Overall, the weather continues to be cooperative throughout Mexico. Ample volumes of fruit will continue to appear as the warmer summer months progress. Prices are currently looking stable compared to this time in previous years.
Breakdown by region
Oaxaca is expected to finish off the season by the first of May. This is an earlier than usual by about 3 weeks, likely due to warmer weather. Ataulfos are just about finished from Oaxaca, so only Tommy Atkins will be coming out of this region for the remaining weeks – mostly large fruit.
Chiapas will wind down around the first week of May. Expect all sizes of Tommy’s and a trickling of Ataulfos, mostly on the small to mid-range size, as the region finishes.

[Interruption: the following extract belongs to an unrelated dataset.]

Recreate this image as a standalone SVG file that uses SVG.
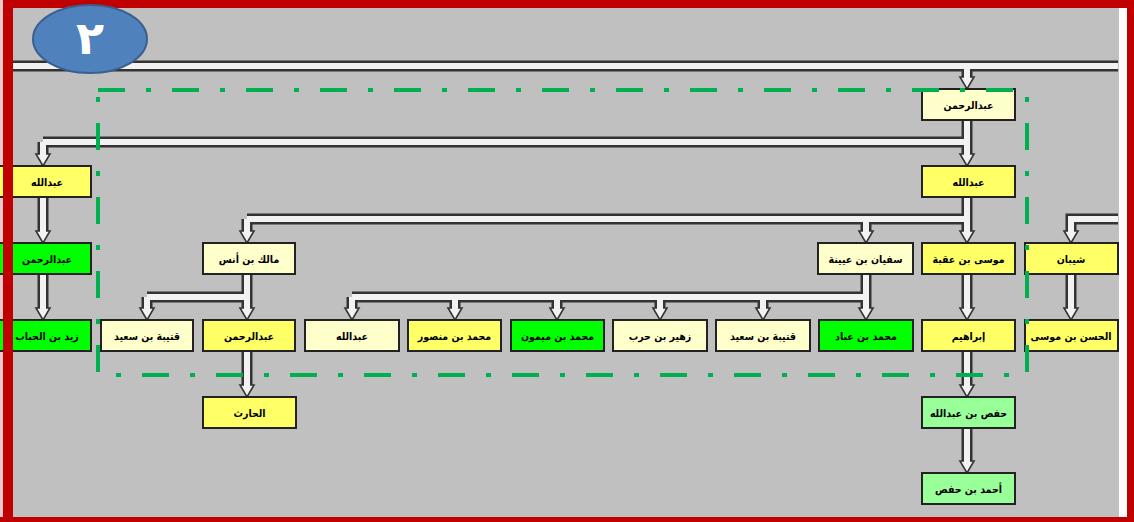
<svg xmlns="http://www.w3.org/2000/svg" xmlns:xlink="http://www.w3.org/1999/xlink" width="1134" height="522" viewBox="0 0 1134 522">
<style>
.box rect{stroke:#222;stroke-width:2}
.ly rect{fill:#ffffcc}
.y rect{fill:#ffff66}
.g rect{fill:#00ff00}
.lg rect{fill:#99ff99}
.box text{font-family:"DejaVu Sans Condensed","DejaVu Sans",sans-serif;font-stretch:condensed;font-weight:bold;font-size:10.5px;fill:#000;text-anchor:middle}
.pipeO{fill:none;stroke:#333;stroke-width:11}
.pipeI{fill:none;stroke:#f2f2f2;stroke-width:6}
</style>
<defs>
<path id="ah" d="M -3 -12 H -7 L 0 0 L 7 -12 H 3" fill="#f2f2f2" stroke="#333" stroke-width="1.6" stroke-linejoin="miter"/>
</defs>
<rect x="0" y="0" width="1134" height="522" fill="#c00000"/>
<rect x="0" y="0" width="3" height="522" fill="#ecc8c8"/>
<rect x="13" y="8" width="1114" height="509" fill="#ffffff"/>
<rect x="13" y="8" width="1106" height="509" fill="#c0c0c0"/>

<g id="connectors">
<path class="pipeO" d="M13 66H1118M967 66V78M967 120V155M43 142H967M43 142V155M967 196V232M247 219H967M247 219V232M866 219V232M1118 219H1071V232M1071 274V309M43 197V232M43 274V309M247 274V309M147 297H247M147 297V309M247 351V386M866 274V309M352 297H866M352 297V309M455 297V309M557 297V309M660 297V309M763 297V309M967 273V309M967 351V386M967 428V462"/>
<path class="pipeI" d="M13 66H1118M967 66V78M967 120V155M43 142H967M43 142V155M967 196V232M247 219H967M247 219V232M866 219V232M1118 219H1071V232M1071 274V309M43 197V232M43 274V309M247 274V309M147 297H247M147 297V309M247 351V386M866 274V309M352 297H866M352 297V309M455 297V309M557 297V309M660 297V309M763 297V309M967 273V309M967 351V386M967 428V462"/>
<use xlink:href="#ah" x="967" y="89"/>
<use xlink:href="#ah" x="967" y="166"/>
<use xlink:href="#ah" x="43" y="166"/>
<use xlink:href="#ah" x="967" y="243"/>
<use xlink:href="#ah" x="247" y="243"/>
<use xlink:href="#ah" x="866" y="243"/>
<use xlink:href="#ah" x="1071" y="243"/>
<use xlink:href="#ah" x="1071" y="320"/>
<use xlink:href="#ah" x="43" y="243"/>
<use xlink:href="#ah" x="43" y="320"/>
<use xlink:href="#ah" x="247" y="320"/>
<use xlink:href="#ah" x="147" y="320"/>
<use xlink:href="#ah" x="247" y="397"/>
<use xlink:href="#ah" x="866" y="320"/>
<use xlink:href="#ah" x="352" y="320"/>
<use xlink:href="#ah" x="455" y="320"/>
<use xlink:href="#ah" x="557" y="320"/>
<use xlink:href="#ah" x="660" y="320"/>
<use xlink:href="#ah" x="763" y="320"/>
<use xlink:href="#ah" x="967" y="320"/>
<use xlink:href="#ah" x="967" y="397"/>
<use xlink:href="#ah" x="967" y="473"/>
</g>

<g id="badge">
<ellipse cx="90" cy="39" rx="57" ry="34" fill="#4f81bd" stroke="#3a5f8f" stroke-width="2"/>
<text x="90" y="54" font-family="DejaVu Sans,sans-serif" font-weight="bold" font-size="46" fill="#ffffff" text-anchor="middle">٢</text>
</g>

<g id="n-abdulrahman-top" class="box ly"><rect x="922" y="89" width="93" height="31"/><text x="968.5" y="109">عبدالرحمن</text></g>
<g id="n-abdullah-r" class="box y"><rect x="922" y="166" width="93" height="31"/><text x="968.5" y="186">عبدالله</text></g>
<g id="n-abdullah-l" class="box y"><rect x="-2" y="166" width="93" height="31"/><text x="47" y="186">عبدالله</text></g>
<g id="n-abdulrahman-l" class="box g"><rect x="-2" y="243" width="93" height="31"/><text x="47" y="263">عبدالرحمن</text></g>
<g id="n-zaid" class="box g"><rect x="-2" y="320" width="93" height="31"/><text x="47" y="340">زيد بن الحباب</text></g>
<g id="n-malik" class="box ly"><rect x="203" y="243" width="92" height="31"/><text x="249" y="263">مالك بن أنس</text></g>
<g id="n-sufyan" class="box ly"><rect x="818" y="243" width="95" height="31"/><text x="865.5" y="263">سفيان بن عيينة</text></g>
<g id="n-musa" class="box y"><rect x="922" y="243" width="93" height="31"/><text x="968.5" y="263">موسى بن عقبة</text></g>
<g id="n-shayban" class="box y"><rect x="1025" y="243" width="93" height="31"/><text x="1071" y="263">شيبان</text></g>
<g id="n-qutayba1" class="box ly"><rect x="101" y="320" width="92" height="31"/><text x="147" y="340">قتيبة بن سعيد</text></g>
<g id="n-abdulrahman-m" class="box y"><rect x="203" y="320" width="92" height="31"/><text x="249" y="340">عبدالرحمن</text></g>
<g id="n-abdullah-m" class="box ly"><rect x="305" y="320" width="94" height="31"/><text x="352" y="340">عبدالله</text></g>
<g id="n-mansur" class="box y"><rect x="408" y="320" width="93" height="31"/><text x="454.5" y="340">محمد بن منصور</text></g>
<g id="n-maymun" class="box g"><rect x="511" y="320" width="93" height="31"/><text x="557.5" y="340">محمد بن ميمون</text></g>
<g id="n-zuhayr" class="box ly"><rect x="613" y="320" width="94" height="31"/><text x="660" y="340">زهير بن حرب</text></g>
<g id="n-qutayba2" class="box ly"><rect x="716" y="320" width="94" height="31"/><text x="763" y="340">قتيبة بن سعيد</text></g>
<g id="n-abbad" class="box g"><rect x="819" y="320" width="94" height="31"/><text x="866" y="340">محمد بن عباد</text></g>
<g id="n-ibrahim" class="box y"><rect x="922" y="320" width="93" height="31"/><text x="968.5" y="340">إبراهيم</text></g>
<g id="n-hasan" class="box y"><rect x="1025" y="320" width="93" height="31"/><text x="1071" y="340">الحسن بن موسى</text></g>
<g id="n-harith" class="box y"><rect x="203" y="397" width="93" height="31"/><text x="249.5" y="417">الحارث</text></g>
<g id="n-hafs" class="box lg"><rect x="922" y="397" width="93" height="31"/><text x="968.5" y="417">حفص بن عبدالله</text></g>
<g id="n-ahmad" class="box lg"><rect x="922" y="473" width="93" height="31"/><text x="968.5" y="493">أحمد بن حفص</text></g>

<rect id="group-frame" x="98" y="90" width="929" height="285" fill="none" stroke="#00b050" stroke-width="4" stroke-dasharray="27 21 5 21"/>

<rect x="1119" y="8" width="8" height="509" fill="#ffffff"/>
<rect x="1127" y="0" width="7" height="522" fill="#c00000"/>
<rect x="3" y="0" width="10" height="522" fill="#c00000"/>
<rect x="0" y="517" width="1134" height="5" fill="#c00000"/>
</svg>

Michoacán is currently revving up. Despite having a lower volume overall, there is a decent amount of fruit. Michoacán continues to be less predictable. What can be predicted is the notoriously small fruit coming from the region (peaks of 10-12). For a few weeks, this will offer a wide array of sizing options. After the large fruit stops, the market is expected to have a shortage of large fruit. Hayden mangoes, along with Tommy Atkin mangoes, grow in this region.
Nayarit is expected to start their seasonal harvest around May 10th, maybe a little earlier. This is when the Ataulfo volumes will jump back and stay voluminous until the end of July. Tommy Atkins abound in this region. Although, a wide variety of sizes is what most orchard observers predict based on their historical insight.
Sinaloa fruit continues to develop well, but start dates, volumes, etc. are too early to predict.
Most packhouses will open for the northern region’s onset as planned but at less packing capacity for at least the next several weeks, as they reduce numbers of people in each packhouse to safeguard employee health. For the most part, this will mean lower output, which changes their economics and increases costs associated with running fast-paced growing, picking, packing, and shipping systems with less people and more health and safety checks involved.
Organic volumes will continue to be ample and will continue to be priced economically, moving into and through Mexico’s most ample production zones. The organic sector has retained strong demand with the fresh mango commodity and in general with organic produce.